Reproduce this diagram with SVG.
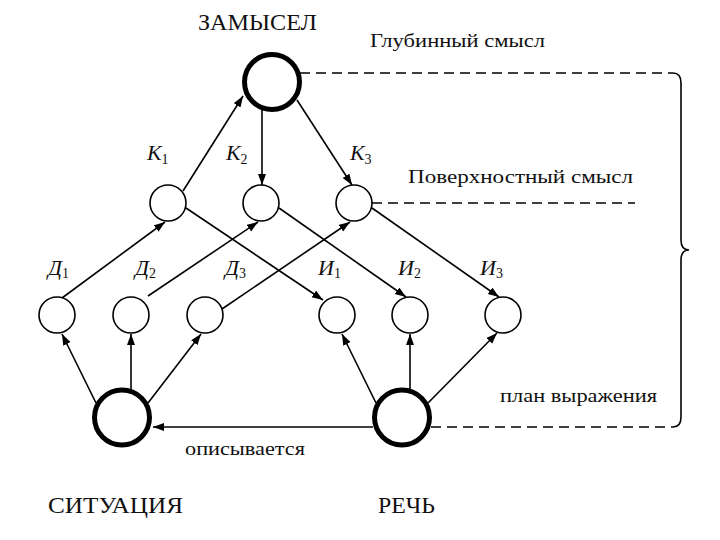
<svg xmlns="http://www.w3.org/2000/svg" width="720" height="540" viewBox="0 0 720 540">
<defs>
<marker id="ah" markerUnits="userSpaceOnUse" markerWidth="12" markerHeight="10" refX="11" refY="4" orient="auto">
<path d="M0,0 L11,4 L0,8 z" fill="#000"/>
</marker>
<style>
.t{font-family:"Liberation Serif","DejaVu Serif",serif;fill:#111}
.lab{font-family:"Liberation Serif","DejaVu Serif",serif;font-style:italic;font-size:22px;fill:#111}
.sub{font-style:normal;font-size:14px}
.n{fill:#fff;stroke:#000;stroke-width:1.6}
.big{fill:#fff;stroke:#000;stroke-width:5}
.e{stroke:#000;stroke-width:1.6;fill:none;marker-end:url(#ah)}
.d{stroke:#000;stroke-width:1.6;fill:none;stroke-dasharray:10,6}
</style>
</defs>
<rect width="720" height="540" fill="#fff"/>

<g id="connectors">
<line class="e" x1="183" y1="191" x2="243" y2="96"/>
<line class="e" x1="262" y1="109" x2="262" y2="185"/>
<line class="e" x1="297" y1="100" x2="352" y2="185"/>
<line class="e" x1="62" y1="298" x2="165" y2="222"/>
<line class="e" x1="148" y1="296" x2="258" y2="222"/>
<line class="e" x1="222" y1="309" x2="350" y2="222"/>
<line class="e" x1="186" y1="208" x2="323" y2="300"/>
<line class="e" x1="279" y1="208" x2="406" y2="297"/>
<line class="e" x1="372" y1="208" x2="499" y2="297"/>
<line class="e" x1="96" y1="403" x2="62" y2="334"/>
<line class="e" x1="131" y1="389" x2="131" y2="334"/>
<line class="e" x1="148" y1="403" x2="201" y2="334"/>
<line class="e" x1="376" y1="403" x2="342" y2="334"/>
<line class="e" x1="410" y1="389" x2="410" y2="334"/>
<line class="e" x1="428" y1="403" x2="497" y2="333"/>
<line class="e" x1="373" y1="427" x2="153" y2="427"/>
<line class="d" x1="300" y1="73" x2="673" y2="73"/>
<line class="d" x1="372" y1="203" x2="635" y2="203"/>
<line class="d" x1="431" y1="427" x2="673" y2="427"/>
<path d="M673,73 Q681,73 681,83 L681,240 Q681,250 689,250 Q681,250 681,260 L681,417 Q681,427 673,427" fill="none" stroke="#000" stroke-width="1.6"/>
</g>

<g id="zamysel">
<circle class="big" cx="272" cy="82" r="27.5"/>
<text class="t" x="198" y="30" font-size="24" textLength="119" lengthAdjust="spacingAndGlyphs">ЗАМЫСЕЛ</text>
</g>
<g id="k1"><circle class="n" cx="168" cy="203" r="18"/><text class="lab" x="147" y="160">К<tspan class="sub" dy="4">1</tspan></text></g>
<g id="k2"><circle class="n" cx="261" cy="203" r="18"/><text class="lab" x="226" y="160">К<tspan class="sub" dy="4">2</tspan></text></g>
<g id="k3"><circle class="n" cx="354" cy="203" r="18"/><text class="lab" x="350" y="160">К<tspan class="sub" dy="4">3</tspan></text></g>
<g id="d1"><circle class="n" cx="57" cy="315" r="18"/><text class="lab" x="48" y="275">Д<tspan class="sub" dy="3">1</tspan></text></g>
<g id="d2"><circle class="n" cx="131" cy="315" r="18"/><text class="lab" x="135" y="275">Д<tspan class="sub" dy="3">2</tspan></text></g>
<g id="d3"><circle class="n" cx="205" cy="315" r="18"/><text class="lab" x="225" y="275">Д<tspan class="sub" dy="3">3</tspan></text></g>
<g id="i1"><circle class="n" cx="337" cy="315" r="18"/><text class="lab" x="318" y="275">И<tspan class="sub" dy="3">1</tspan></text></g>
<g id="i2"><circle class="n" cx="410" cy="315" r="18"/><text class="lab" x="398" y="275">И<tspan class="sub" dy="3">2</tspan></text></g>
<g id="i3"><circle class="n" cx="503" cy="315" r="18"/><text class="lab" x="480" y="275">И<tspan class="sub" dy="3">3</tspan></text></g>
<g id="situacia">
<circle class="big" cx="122" cy="417.5" r="27.5"/>
<text class="t" x="48" y="513" font-size="23" textLength="135" lengthAdjust="spacingAndGlyphs">СИТУАЦИЯ</text>
</g>
<g id="rech">
<circle class="big" cx="402" cy="417.5" r="27.5"/>
<text class="t" x="378" y="513" font-size="23" textLength="57" lengthAdjust="spacingAndGlyphs">РЕЧЬ</text>
</g>
<g id="labels">
<text class="t" x="370" y="47" font-size="19" textLength="175" lengthAdjust="spacingAndGlyphs">Глубинный смысл</text>
<text class="t" x="408" y="183" font-size="19" textLength="225" lengthAdjust="spacingAndGlyphs">Поверхностный  смысл</text>
<text class="t" x="500" y="402" font-size="19" textLength="157" lengthAdjust="spacingAndGlyphs">план выражения</text>
<text class="t" x="185" y="455" font-size="19" textLength="120" lengthAdjust="spacingAndGlyphs">описывается</text>
</g>
</svg>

══════

WRITTEN REQUEST: Copy the data exactly. Any picture it contains is to be omitted.

ANSWER BELOW:
Reproduce this diagram with SVG.
<svg xmlns="http://www.w3.org/2000/svg" width="720" height="540" viewBox="0 0 720 540">
<defs>
<marker id="ah" markerUnits="userSpaceOnUse" markerWidth="12" markerHeight="10" refX="11" refY="4" orient="auto">
<path d="M0,0 L11,4 L0,8 z" fill="#000"/>
</marker>
<style>
.t{font-family:"Liberation Serif","DejaVu Serif",serif;fill:#111}
.lab{font-family:"Liberation Serif","DejaVu Serif",serif;font-style:italic;font-size:22px;fill:#111}
.sub{font-style:normal;font-size:14px}
.n{fill:#fff;stroke:#000;stroke-width:1.6}
.big{fill:#fff;stroke:#000;stroke-width:5}
.e{stroke:#000;stroke-width:1.6;fill:none;marker-end:url(#ah)}
.d{stroke:#000;stroke-width:1.6;fill:none;stroke-dasharray:10,6}
</style>
</defs>
<rect width="720" height="540" fill="#fff"/>

<g id="connectors">
<line class="e" x1="183" y1="191" x2="243" y2="96"/>
<line class="e" x1="262" y1="109" x2="262" y2="185"/>
<line class="e" x1="297" y1="100" x2="352" y2="185"/>
<line class="e" x1="62" y1="298" x2="165" y2="222"/>
<line class="e" x1="148" y1="296" x2="258" y2="222"/>
<line class="e" x1="222" y1="309" x2="350" y2="222"/>
<line class="e" x1="186" y1="208" x2="323" y2="300"/>
<line class="e" x1="279" y1="208" x2="406" y2="297"/>
<line class="e" x1="372" y1="208" x2="499" y2="297"/>
<line class="e" x1="96" y1="403" x2="62" y2="334"/>
<line class="e" x1="131" y1="389" x2="131" y2="334"/>
<line class="e" x1="148" y1="403" x2="201" y2="334"/>
<line class="e" x1="376" y1="403" x2="342" y2="334"/>
<line class="e" x1="410" y1="389" x2="410" y2="334"/>
<line class="e" x1="428" y1="403" x2="497" y2="333"/>
<line class="e" x1="373" y1="427" x2="153" y2="427"/>
<line class="d" x1="300" y1="73" x2="673" y2="73"/>
<line class="d" x1="372" y1="203" x2="635" y2="203"/>
<line class="d" x1="431" y1="427" x2="673" y2="427"/>
<path d="M673,73 Q681,73 681,83 L681,240 Q681,250 689,250 Q681,250 681,260 L681,417 Q681,427 673,427" fill="none" stroke="#000" stroke-width="1.6"/>
</g>

<g id="zamysel">
<circle class="big" cx="272" cy="82" r="27.5"/>
<text class="t" x="198" y="30" font-size="24" textLength="119" lengthAdjust="spacingAndGlyphs">ЗАМЫСЕЛ</text>
</g>
<g id="k1"><circle class="n" cx="168" cy="203" r="18"/><text class="lab" x="147" y="160">К<tspan class="sub" dy="4">1</tspan></text></g>
<g id="k2"><circle class="n" cx="261" cy="203" r="18"/><text class="lab" x="226" y="160">К<tspan class="sub" dy="4">2</tspan></text></g>
<g id="k3"><circle class="n" cx="354" cy="203" r="18"/><text class="lab" x="350" y="160">К<tspan class="sub" dy="4">3</tspan></text></g>
<g id="d1"><circle class="n" cx="57" cy="315" r="18"/><text class="lab" x="48" y="275">Д<tspan class="sub" dy="3">1</tspan></text></g>
<g id="d2"><circle class="n" cx="131" cy="315" r="18"/><text class="lab" x="135" y="275">Д<tspan class="sub" dy="3">2</tspan></text></g>
<g id="d3"><circle class="n" cx="205" cy="315" r="18"/><text class="lab" x="225" y="275">Д<tspan class="sub" dy="3">3</tspan></text></g>
<g id="i1"><circle class="n" cx="337" cy="315" r="18"/><text class="lab" x="318" y="275">И<tspan class="sub" dy="3">1</tspan></text></g>
<g id="i2"><circle class="n" cx="410" cy="315" r="18"/><text class="lab" x="398" y="275">И<tspan class="sub" dy="3">2</tspan></text></g>
<g id="i3"><circle class="n" cx="503" cy="315" r="18"/><text class="lab" x="480" y="275">И<tspan class="sub" dy="3">3</tspan></text></g>
<g id="situacia">
<circle class="big" cx="122" cy="417.5" r="27.5"/>
<text class="t" x="48" y="513" font-size="23" textLength="135" lengthAdjust="spacingAndGlyphs">СИТУАЦИЯ</text>
</g>
<g id="rech">
<circle class="big" cx="402" cy="417.5" r="27.5"/>
<text class="t" x="378" y="513" font-size="23" textLength="57" lengthAdjust="spacingAndGlyphs">РЕЧЬ</text>
</g>
<g id="labels">
<text class="t" x="370" y="47" font-size="19" textLength="175" lengthAdjust="spacingAndGlyphs">Глубинный смысл</text>
<text class="t" x="408" y="183" font-size="19" textLength="225" lengthAdjust="spacingAndGlyphs">Поверхностный  смысл</text>
<text class="t" x="500" y="402" font-size="19" textLength="157" lengthAdjust="spacingAndGlyphs">план выражения</text>
<text class="t" x="185" y="455" font-size="19" textLength="120" lengthAdjust="spacingAndGlyphs">описывается</text>
</g>
</svg>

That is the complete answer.